- [INSTRUCTION]
Please, without the pictures, retype exactly the lines from the start of the material through the line that holds "const ppRowDashed = [false, false, true];".
::: STORED DATA
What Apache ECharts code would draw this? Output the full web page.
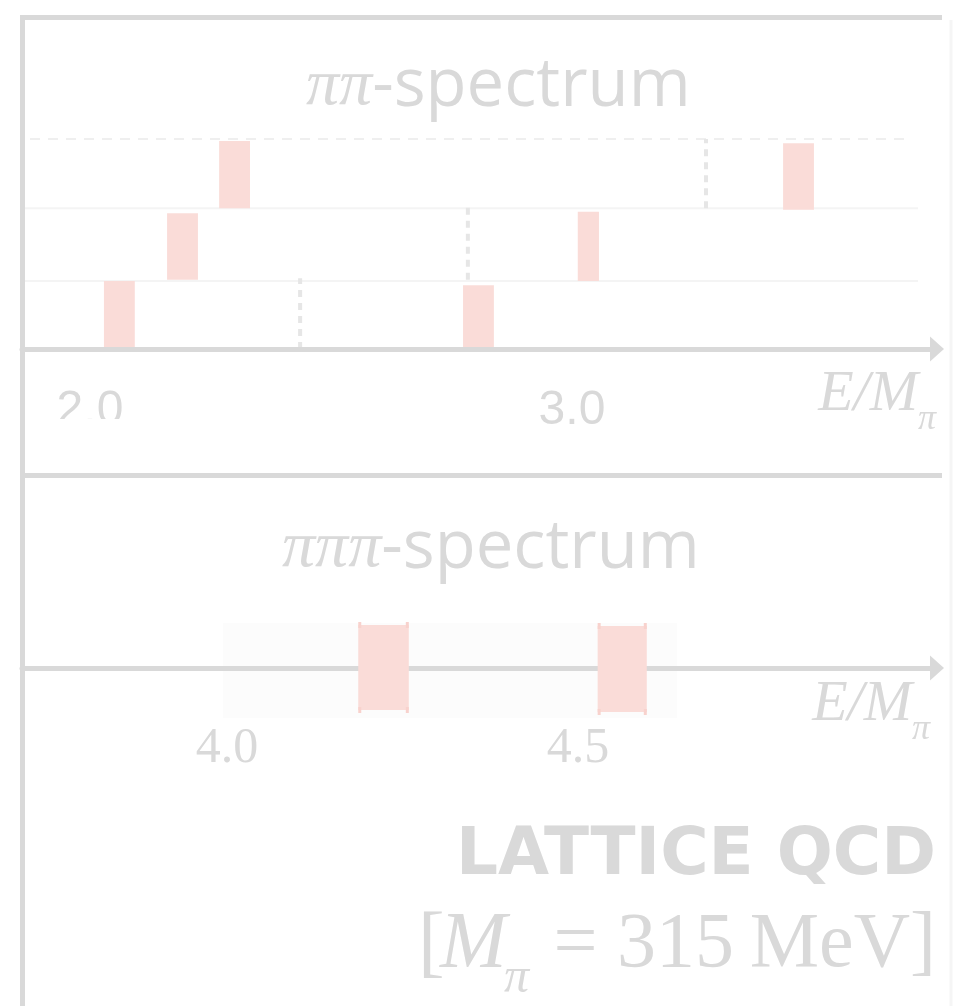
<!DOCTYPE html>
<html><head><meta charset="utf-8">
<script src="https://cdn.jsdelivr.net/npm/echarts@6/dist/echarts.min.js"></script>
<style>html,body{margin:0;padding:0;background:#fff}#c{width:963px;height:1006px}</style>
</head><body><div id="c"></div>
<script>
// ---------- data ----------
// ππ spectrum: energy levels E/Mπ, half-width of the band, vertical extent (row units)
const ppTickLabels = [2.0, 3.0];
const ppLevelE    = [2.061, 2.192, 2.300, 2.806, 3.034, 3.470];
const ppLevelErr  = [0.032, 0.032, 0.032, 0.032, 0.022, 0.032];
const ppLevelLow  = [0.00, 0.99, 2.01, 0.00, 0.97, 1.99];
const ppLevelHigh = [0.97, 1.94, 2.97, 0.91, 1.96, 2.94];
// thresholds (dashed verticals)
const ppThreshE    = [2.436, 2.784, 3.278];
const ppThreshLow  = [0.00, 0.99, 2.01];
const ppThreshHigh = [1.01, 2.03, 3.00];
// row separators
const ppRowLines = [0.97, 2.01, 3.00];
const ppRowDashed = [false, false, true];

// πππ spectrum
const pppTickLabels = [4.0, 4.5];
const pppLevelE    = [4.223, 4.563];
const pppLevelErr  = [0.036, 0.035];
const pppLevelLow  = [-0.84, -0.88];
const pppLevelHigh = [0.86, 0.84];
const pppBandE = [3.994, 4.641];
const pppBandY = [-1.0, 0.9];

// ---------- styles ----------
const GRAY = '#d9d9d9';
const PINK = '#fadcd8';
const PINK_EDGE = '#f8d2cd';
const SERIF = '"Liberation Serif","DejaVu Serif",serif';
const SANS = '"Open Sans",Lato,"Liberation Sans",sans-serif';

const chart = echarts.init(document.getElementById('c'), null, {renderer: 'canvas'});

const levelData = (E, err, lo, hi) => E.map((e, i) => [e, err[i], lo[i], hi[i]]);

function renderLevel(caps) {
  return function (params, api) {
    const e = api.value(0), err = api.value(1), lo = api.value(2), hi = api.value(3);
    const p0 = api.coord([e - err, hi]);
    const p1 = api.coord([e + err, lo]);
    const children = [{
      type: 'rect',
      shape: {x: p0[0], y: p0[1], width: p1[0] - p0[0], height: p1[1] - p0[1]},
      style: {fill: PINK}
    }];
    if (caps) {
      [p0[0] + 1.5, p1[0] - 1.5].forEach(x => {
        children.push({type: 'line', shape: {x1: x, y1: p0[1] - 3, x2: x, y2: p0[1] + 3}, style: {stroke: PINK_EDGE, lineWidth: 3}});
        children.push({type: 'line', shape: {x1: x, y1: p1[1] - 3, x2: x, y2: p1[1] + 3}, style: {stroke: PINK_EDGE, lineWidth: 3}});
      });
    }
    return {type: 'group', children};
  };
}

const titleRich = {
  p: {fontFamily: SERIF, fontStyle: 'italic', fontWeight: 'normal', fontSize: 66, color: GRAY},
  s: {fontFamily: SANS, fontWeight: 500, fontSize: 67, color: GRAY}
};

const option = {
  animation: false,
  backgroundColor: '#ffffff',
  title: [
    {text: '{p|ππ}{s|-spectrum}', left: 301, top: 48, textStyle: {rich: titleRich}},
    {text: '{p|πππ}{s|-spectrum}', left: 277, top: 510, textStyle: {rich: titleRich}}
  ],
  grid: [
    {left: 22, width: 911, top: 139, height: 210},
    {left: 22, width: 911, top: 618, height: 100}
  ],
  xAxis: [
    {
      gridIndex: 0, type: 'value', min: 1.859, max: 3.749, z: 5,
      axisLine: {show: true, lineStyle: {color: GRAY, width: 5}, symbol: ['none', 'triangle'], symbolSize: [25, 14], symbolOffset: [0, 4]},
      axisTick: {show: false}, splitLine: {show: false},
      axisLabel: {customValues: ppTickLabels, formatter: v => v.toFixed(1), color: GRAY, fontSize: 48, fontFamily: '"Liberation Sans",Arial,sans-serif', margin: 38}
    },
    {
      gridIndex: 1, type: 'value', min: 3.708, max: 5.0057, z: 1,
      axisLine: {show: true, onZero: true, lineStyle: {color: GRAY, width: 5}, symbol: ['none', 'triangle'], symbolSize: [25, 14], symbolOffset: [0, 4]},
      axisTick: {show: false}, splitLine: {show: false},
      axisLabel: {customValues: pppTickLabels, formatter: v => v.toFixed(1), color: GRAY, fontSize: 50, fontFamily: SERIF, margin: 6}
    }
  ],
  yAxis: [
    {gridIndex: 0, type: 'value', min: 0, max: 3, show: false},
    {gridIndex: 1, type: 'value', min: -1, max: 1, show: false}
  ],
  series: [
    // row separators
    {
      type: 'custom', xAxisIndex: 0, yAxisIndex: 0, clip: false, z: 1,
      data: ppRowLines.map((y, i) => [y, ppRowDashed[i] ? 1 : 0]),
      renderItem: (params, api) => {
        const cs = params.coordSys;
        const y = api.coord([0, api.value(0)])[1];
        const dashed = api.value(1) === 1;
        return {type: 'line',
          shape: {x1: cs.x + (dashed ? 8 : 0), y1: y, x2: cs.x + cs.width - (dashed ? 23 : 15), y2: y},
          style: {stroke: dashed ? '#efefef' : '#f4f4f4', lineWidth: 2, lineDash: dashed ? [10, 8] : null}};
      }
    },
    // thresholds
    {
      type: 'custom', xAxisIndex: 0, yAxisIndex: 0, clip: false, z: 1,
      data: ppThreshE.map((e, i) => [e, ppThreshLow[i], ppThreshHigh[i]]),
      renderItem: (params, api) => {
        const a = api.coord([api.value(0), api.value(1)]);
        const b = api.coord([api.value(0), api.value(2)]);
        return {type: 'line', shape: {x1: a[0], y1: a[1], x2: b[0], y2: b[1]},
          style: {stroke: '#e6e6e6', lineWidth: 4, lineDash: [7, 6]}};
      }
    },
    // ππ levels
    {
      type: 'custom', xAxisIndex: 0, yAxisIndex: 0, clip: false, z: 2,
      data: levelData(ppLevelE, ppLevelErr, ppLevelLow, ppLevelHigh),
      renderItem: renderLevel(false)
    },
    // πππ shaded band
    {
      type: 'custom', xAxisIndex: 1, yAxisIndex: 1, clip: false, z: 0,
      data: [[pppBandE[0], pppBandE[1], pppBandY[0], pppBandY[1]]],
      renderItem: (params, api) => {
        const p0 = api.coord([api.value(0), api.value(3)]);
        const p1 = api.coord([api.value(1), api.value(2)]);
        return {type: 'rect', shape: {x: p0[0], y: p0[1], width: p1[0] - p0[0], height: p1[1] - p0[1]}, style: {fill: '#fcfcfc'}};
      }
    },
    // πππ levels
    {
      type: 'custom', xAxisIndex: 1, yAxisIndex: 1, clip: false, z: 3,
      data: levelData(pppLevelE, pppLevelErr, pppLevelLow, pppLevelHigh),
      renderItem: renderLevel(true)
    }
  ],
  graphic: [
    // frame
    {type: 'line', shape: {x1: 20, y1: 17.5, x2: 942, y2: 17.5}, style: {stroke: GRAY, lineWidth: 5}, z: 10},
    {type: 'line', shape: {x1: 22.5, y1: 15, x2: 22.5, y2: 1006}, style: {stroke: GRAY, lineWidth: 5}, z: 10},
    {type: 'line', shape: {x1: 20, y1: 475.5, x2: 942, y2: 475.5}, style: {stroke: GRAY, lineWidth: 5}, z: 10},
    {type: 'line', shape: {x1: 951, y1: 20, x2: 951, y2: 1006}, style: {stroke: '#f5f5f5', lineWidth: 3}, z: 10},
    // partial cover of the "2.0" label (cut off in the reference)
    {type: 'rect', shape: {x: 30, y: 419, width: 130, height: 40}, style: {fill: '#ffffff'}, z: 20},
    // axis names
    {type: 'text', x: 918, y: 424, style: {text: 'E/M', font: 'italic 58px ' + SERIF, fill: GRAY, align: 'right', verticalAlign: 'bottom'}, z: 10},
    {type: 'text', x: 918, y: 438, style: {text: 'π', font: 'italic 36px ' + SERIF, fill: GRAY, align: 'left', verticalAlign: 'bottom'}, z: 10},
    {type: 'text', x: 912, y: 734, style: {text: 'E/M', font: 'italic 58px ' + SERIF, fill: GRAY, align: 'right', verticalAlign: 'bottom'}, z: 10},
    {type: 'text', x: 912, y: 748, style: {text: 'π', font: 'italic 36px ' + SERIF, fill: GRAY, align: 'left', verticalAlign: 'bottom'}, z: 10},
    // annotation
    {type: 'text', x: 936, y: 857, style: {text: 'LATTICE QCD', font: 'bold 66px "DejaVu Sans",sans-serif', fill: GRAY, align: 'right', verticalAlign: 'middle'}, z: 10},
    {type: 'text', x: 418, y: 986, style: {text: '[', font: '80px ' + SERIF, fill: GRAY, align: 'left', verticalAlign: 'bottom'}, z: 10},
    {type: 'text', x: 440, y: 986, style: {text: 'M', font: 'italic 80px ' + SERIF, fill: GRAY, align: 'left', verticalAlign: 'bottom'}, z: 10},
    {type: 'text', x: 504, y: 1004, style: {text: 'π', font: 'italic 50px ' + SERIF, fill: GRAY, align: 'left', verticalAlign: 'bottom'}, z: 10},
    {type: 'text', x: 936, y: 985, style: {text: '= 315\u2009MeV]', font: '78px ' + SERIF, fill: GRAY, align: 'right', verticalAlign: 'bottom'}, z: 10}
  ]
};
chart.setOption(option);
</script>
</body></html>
::::::
- [RESULT OF THE EXERCISE]
What Apache ECharts code would draw this? Output the full web page.
<!DOCTYPE html>
<html><head><meta charset="utf-8">
<script src="https://cdn.jsdelivr.net/npm/echarts@6/dist/echarts.min.js"></script>
<style>html,body{margin:0;padding:0;background:#fff}#c{width:963px;height:1006px}</style>
</head><body><div id="c"></div>
<script>
// ---------- data ----------
// ππ spectrum: energy levels E/Mπ, half-width of the band, vertical extent (row units)
const ppTickLabels = [2.0, 3.0];
const ppLevelE    = [2.061, 2.192, 2.300, 2.806, 3.034, 3.470];
const ppLevelErr  = [0.032, 0.032, 0.032, 0.032, 0.022, 0.032];
const ppLevelLow  = [0.00, 0.99, 2.01, 0.00, 0.97, 1.99];
const ppLevelHigh = [0.97, 1.94, 2.97, 0.91, 1.96, 2.94];
// thresholds (dashed verticals)
const ppThreshE    = [2.436, 2.784, 3.278];
const ppThreshLow  = [0.00, 0.99, 2.01];
const ppThreshHigh = [1.01, 2.03, 3.00];
// row separators
const ppRowLines = [0.97, 2.01, 3.00];
const ppRowDashed = [false, false, true];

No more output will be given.